I spent 3 months growing a small account from less than 2000U to nearly 80,000U, all without any violent operations. What’s the secret? Executing a daily 3% compound interest accumulation.
**Capital structure determines life or death**
The real turning point isn’t technical skill, but a decision: completely restructure your funds.
I split the principal into two parts — half goes into cold storage and never moves, the other half is dedicated to rolling profits. From that day on, the rules became simple and brutal: only lose floating gains if wrong, the principal always stays in the safe zone. This mental shift is more effective than any technical indicator.
**Three deadly rules, seemingly simple but fatal**
First: Follow the trend only, never bottom fish.
This is difficult because human nature loves to bet on reversals. My approach is to only trade bullish daily signals, then wait for a 1-hour pullback touching EXPMA12 before entering. No re-entry without a red candle, no exceptions.
Second: Profits must be split and executed.
Every time I earn 3%, I immediately divide into three parts — one to stable assets, one to continue rolling for compound growth, and one as a risk buffer. Stop-loss can only be raised, never lowered. The benefit is always shrinking the risk scope.
Third: Shut down at scheduled times.
Maximum two trades per day, then turn off the software. Spend 10 minutes each night reviewing, recording similar mistakes to ensure you don’t step into the same pit twice.

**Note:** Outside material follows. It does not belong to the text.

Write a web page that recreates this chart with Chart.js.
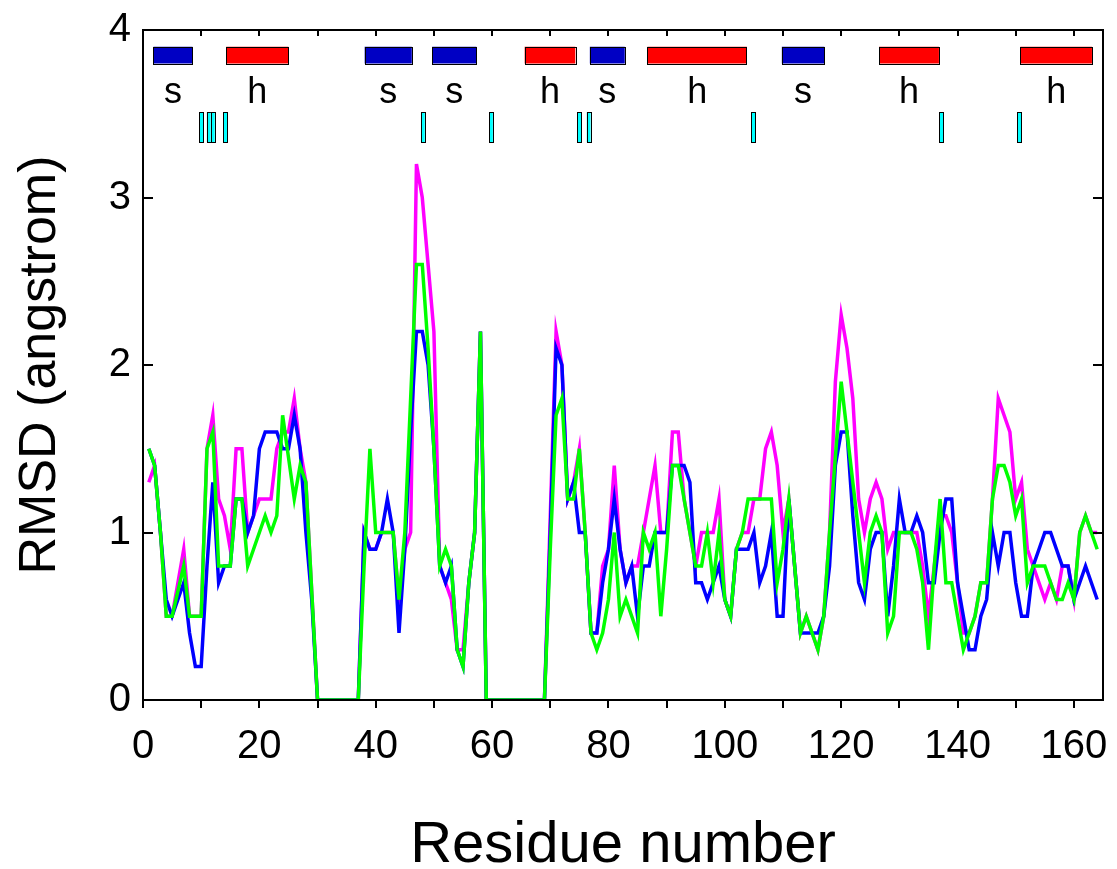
<!DOCTYPE html>
<html>
<head>
<meta charset="utf-8">
<script src="https://cdn.jsdelivr.net/npm/chart.js@4"></script>
<style>
  html, body { margin: 0; padding: 0; background: #ffffff; }
  #wrap { width: 1117px; height: 869px; }
</style>
</head>
<body>
<div id="wrap"><canvas id="c" width="1117" height="869"></canvas></div>
<script>
// ---------- data ----------
const residues = Array.from({ length: 164 }, (_, i) => i + 1);

const rmsdMagenta = [
  1.3,1.4,1.0,0.5,0.5,0.7,0.9,0.5,0.5,0.5,
  1.5,1.7,1.2,1.1,0.9,1.5,1.5,1.0,1.1,1.2,
  1.2,1.2,1.5,1.6,1.6,1.8,1.5,1.3,0.65,
  0,0,0,0,0,0,0,0,
  1.0,0.9,0.9,1.0,1.0,1.0,0.6,0.9,1.0,3.2,
  3.0,2.6,2.2,0.8,0.7,0.6,0.3,0.3,0.7,1.0,2.2,
  0,0,0,0,0,0,0,0,0,0,0,
  1.1,2.2,2.0,1.2,1.3,1.5,1.0,0.4,0.4,0.8,
  0.9,1.4,0.9,0.7,0.8,0.8,1.0,1.2,1.4,1.0,
  1.0,1.6,1.6,1.2,1.0,0.8,1.0,1.0,1.0,1.2,0.6,
  0.5,0.9,1.0,1.0,1.2,1.2,1.5,1.6,1.4,1.0,
  1.2,0.8,0.4,0.5,0.4,0.3,0.5,1.0,1.9,2.3,
  2.1,1.8,1.2,1.0,1.2,1.3,1.2,0.9,1.0,1.0,
  1.0,1.0,1.0,0.8,0.5,0.8,1.1,1.1,1.0,0.7,
  0.4,0.4,0.5,0.7,0.7,1.2,1.8,1.7,1.6,1.2,
  1.3,0.9,0.8,0.7,0.6,0.7,0.6,0.8,0.8,0.6,
  1.0,1.1,1.0,1.0
];

const rmsdBlue = [
  1.5,1.4,1.0,0.6,0.5,0.6,0.7,0.4,0.2,0.2,
  0.8,1.3,0.7,0.8,0.8,1.2,1.2,1.0,1.1,1.5,
  1.6,1.6,1.6,1.5,1.5,1.7,1.5,1.0,0.6,
  0,0,0,0,0,0,0,0,
  1.0,0.9,0.9,1.0,1.2,1.0,0.4,0.9,1.6,2.2,
  2.2,2.0,1.5,0.8,0.7,0.8,0.3,0.2,0.7,1.0,2.2,
  0,0,0,0,0,0,0,0,0,0,0,
  1.0,2.1,2.0,1.2,1.3,1.0,1.0,0.4,0.4,0.7,
  0.9,1.2,0.9,0.7,0.8,0.5,0.8,0.8,1.0,1.0,
  1.0,1.4,1.4,1.4,1.3,0.7,0.7,0.6,0.7,0.8,0.6,
  0.5,0.9,0.9,0.9,1.0,0.7,0.8,1.0,0.5,0.5,
  1.2,0.8,0.4,0.4,0.4,0.4,0.5,0.8,1.4,1.6,
  1.6,1.1,0.7,0.6,0.9,1.0,1.0,0.5,0.8,1.2,
  1.0,1.0,1.1,1.0,0.7,0.7,1.0,1.2,1.2,0.7,
  0.5,0.3,0.3,0.5,0.6,1.0,0.8,1.0,1.0,0.7,
  0.5,0.5,0.8,0.9,1.0,1.0,0.9,0.8,0.8,0.6,
  0.7,0.8,0.7,0.6
];

const rmsdGreen = [
  1.5,1.4,1.0,0.5,0.5,0.65,0.8,0.5,0.5,0.5,
  1.5,1.6,0.8,0.8,0.8,1.2,1.2,0.8,0.9,1.0,
  1.1,1.0,1.1,1.7,1.45,1.2,1.4,1.3,0.65,
  0,0,0,0,0,0,0,0,
  0.8,1.5,1.0,1.0,1.0,1.0,0.6,1.0,1.8,2.6,
  2.6,2.1,1.5,0.8,0.9,0.8,0.3,0.2,0.7,1.0,2.2,
  0,0,0,0,0,0,0,0,0,0,0,
  0.9,1.7,1.8,1.2,1.2,1.5,1.0,0.4,0.3,0.4,
  0.6,1.0,0.5,0.6,0.5,0.4,1.0,0.9,1.0,0.5,
  0.9,1.4,1.4,1.2,1.0,0.8,0.8,1.0,0.7,1.0,0.6,
  0.5,0.9,1.0,1.2,1.2,1.2,1.2,1.2,0.7,0.9,
  1.2,0.8,0.4,0.5,0.4,0.3,0.5,1.0,1.45,1.9,
  1.6,1.3,1.0,0.7,1.0,1.1,1.0,0.4,0.5,1.0,
  1.0,1.0,0.9,0.7,0.3,0.8,1.2,0.7,0.7,0.5,
  0.3,0.4,0.5,0.7,0.7,1.2,1.4,1.4,1.3,1.1,
  1.2,0.7,0.8,0.8,0.8,0.7,0.6,0.6,0.7,0.6,
  1.0,1.1,1.0,0.9
];

// secondary structure (residue ranges)
const strandStarts = [1.8, 38.1, 49.7, 76.8, 109.8];
const strandEnds   = [8.5, 46.2, 57.3, 82.8, 117.1];
const helixStarts  = [14.3, 65.6, 86.7, 126.5, 150.8];
const helixEnds    = [25.0, 74.3, 103.8, 136.8, 163.1];
const strandLabel = 's';
const helixLabel = 'h';
// marked residues (cyan ticks)
const markedResidues = [10.0, 11.3, 12.0, 14.1, 48.1, 59.8, 75.0, 76.6, 104.9, 137.2, 150.6];

// axis ticks
const xTickLabels = [0, 20, 40, 60, 80, 100, 120, 140, 160];
const xTickMarks = [0,10,20,30,40,50,60,70,80,90,100,110,120,130,140,150,160];
const yTickLabels = [0, 1, 2, 3, 4];

// ---------- chart ----------
const FONT = "'Liberation Sans', Arial, Helvetica, sans-serif";

const framePlugin = {
  id: 'framePlugin',
  afterDraw(chart) {
    const ctx = chart.ctx;
    const xs = chart.scales.x, ys = chart.scales.y;
    const a = chart.chartArea;
    ctx.save();
    // frame
    ctx.strokeStyle = '#000';
    ctx.lineWidth = 2;
    ctx.strokeRect(a.left, a.top, a.right - a.left, a.bottom - a.top);
    // x tick marks: outward at bottom, inward at top
    ctx.beginPath();
    xTickMarks.forEach(v => {
      const px = Math.round(xs.getPixelForValue(v));
      ctx.moveTo(px, a.bottom); ctx.lineTo(px, a.bottom + 8);
      ctx.moveTo(px, a.top); ctx.lineTo(px, a.top + 6);
    });
    // y tick marks: inward left and right
    yTickLabels.forEach(v => {
      const py = Math.round(ys.getPixelForValue(v));
      ctx.moveTo(a.left, py); ctx.lineTo(a.left + 10, py);
      ctx.moveTo(a.right, py); ctx.lineTo(a.right - 10, py);
    });
    ctx.stroke();

    // secondary structure boxes
    const yb = ys.getPixelForValue(3.8), yt = ys.getPixelForValue(3.9);
    const drawBox = (x0, x1, fill) => {
      const p0 = xs.getPixelForValue(x0), p1 = xs.getPixelForValue(x1);
      ctx.fillStyle = fill;
      ctx.fillRect(p0, yt, p1 - p0, yb - yt);
      ctx.lineWidth = 1;
      ctx.strokeStyle = '#000';
      ctx.strokeRect(Math.round(p0) + 0.5, Math.round(yt) + 0.5, Math.round(p1 - p0), Math.round(yb - yt));
    };
    ctx.font = '36px ' + FONT;
    ctx.textAlign = 'center';
    ctx.textBaseline = 'alphabetic';
    const ly = ys.getPixelForValue(3.565);
    strandStarts.forEach((s, i) => {
      drawBox(s, strandEnds[i], '#0000c4');
      ctx.fillStyle = '#000';
      ctx.fillText(strandLabel, xs.getPixelForValue((s + strandEnds[i]) / 2), ly);
    });
    helixStarts.forEach((s, i) => {
      drawBox(s, helixEnds[i], '#ff0000');
      ctx.fillStyle = '#000';
      ctx.fillText(helixLabel, xs.getPixelForValue((s + helixEnds[i]) / 2), ly);
    });
    // cyan marks
    const cb = ys.getPixelForValue(3.33), ct = ys.getPixelForValue(3.51);
    markedResidues.forEach(r => {
      const p0 = xs.getPixelForValue(r - 0.33), p1 = xs.getPixelForValue(r + 0.33);
      ctx.fillStyle = '#00ffff';
      ctx.fillRect(p0, ct, p1 - p0, cb - ct);
      ctx.lineWidth = 1;
      ctx.strokeStyle = '#000';
      ctx.strokeRect(Math.round(p0) + 0.5, Math.round(ct) + 0.5, Math.round(p1 - p0), Math.round(cb - ct));
    });
    ctx.restore();
  }
};

const mk = (arr) => residues.map((r, i) => ({ x: r, y: arr[i] }));

new Chart(document.getElementById('c'), {
  type: 'line',
  data: {
    datasets: [
      { label: 'green', data: mk(rmsdGreen), borderColor: '#00ff00', order: 1 },
      { label: 'blue', data: mk(rmsdBlue), borderColor: '#0000ff', order: 2 },
      { label: 'magenta', data: mk(rmsdMagenta), borderColor: '#ff00ff', order: 3 }
    ]
  },
  options: {
    responsive: false,
    animation: false,
    devicePixelRatio: 1,
    layout: { padding: { top: 30, right: 14, left: 0, bottom: 0 } },
    elements: {
      line: { borderWidth: 3.5, tension: 0, fill: false, borderJoinStyle: 'miter' },
      point: { radius: 0, hoverRadius: 0 }
    },
    plugins: { legend: { display: false }, tooltip: { enabled: false } },
    scales: {
      x: {
        type: 'linear', min: 0, max: 165,
        grid: { display: false, drawTicks: false },
        border: { display: false },
        afterBuildTicks: (s) => { s.ticks = xTickLabels.map(v => ({ value: v })); },
        afterFit: (s) => { s.height = 169; s.paddingLeft = 0; s.paddingRight = 0; },
        ticks: { color: '#000', font: { family: FONT, size: 40 }, padding: 23, maxRotation: 0, autoSkip: false },
        title: { display: true, text: 'Residue number', color: '#000',
                 font: { family: FONT, size: 58, lineHeight: 0.8 }, padding: 0 }
      },
      y: {
        type: 'linear', min: 0, max: 4,
        grid: { display: false, drawTicks: false },
        border: { display: false },
        afterBuildTicks: (s) => { s.ticks = yTickLabels.map(v => ({ value: v })); },
        afterFit: (s) => { s.width = 143; s.paddingTop = 0; s.paddingBottom = 0; },
        ticks: { color: '#000', font: { family: FONT, size: 40 }, padding: 12 },
        title: { display: true, text: 'RMSD (angstrom)', color: '#000',
                 font: { family: FONT, size: 52, lineHeight: 1.2 }, padding: { top: 9, bottom: 0 } }
      }
    }
  },
  plugins: [framePlugin]
});
</script>
</body>
</html>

**Practical examples of mechanical execution**
Recent trades are all products of this framework:
ETH entered during a pullback from previous highs with declining volume, yielding 3.8% in 12 hours. ARB bought at the lower triangle rebound, gaining 2.9%. BNB was rolled after a volume breakout, nearly doubling the profit.
No predictions, only structure confirmation + volume validation + disciplined execution.
**The logic behind the numbers**
Don’t underestimate the daily 3% target.
Assuming you stick to discipline for 120 trading days, the compound result approaches 34 times. This doesn’t mean you can consistently earn 34x, but once this growth curve forms, the later acceleration is terrifying.
Most traders fail not in big market moves, but in emotional trading late at night. A single candle, a negative news — enough to destroy weeks of accumulation.
**What you truly lack**
It’s not more effort, nor more intelligence, but a set of rules that can be executed long-term — rules that can shine even under pressure.
People with or without strategies look no different in a bull market. But in bear or sideways markets, execution becomes the line between life and death. Accounts that stick to discipline often keep steady progress while others lose 20%.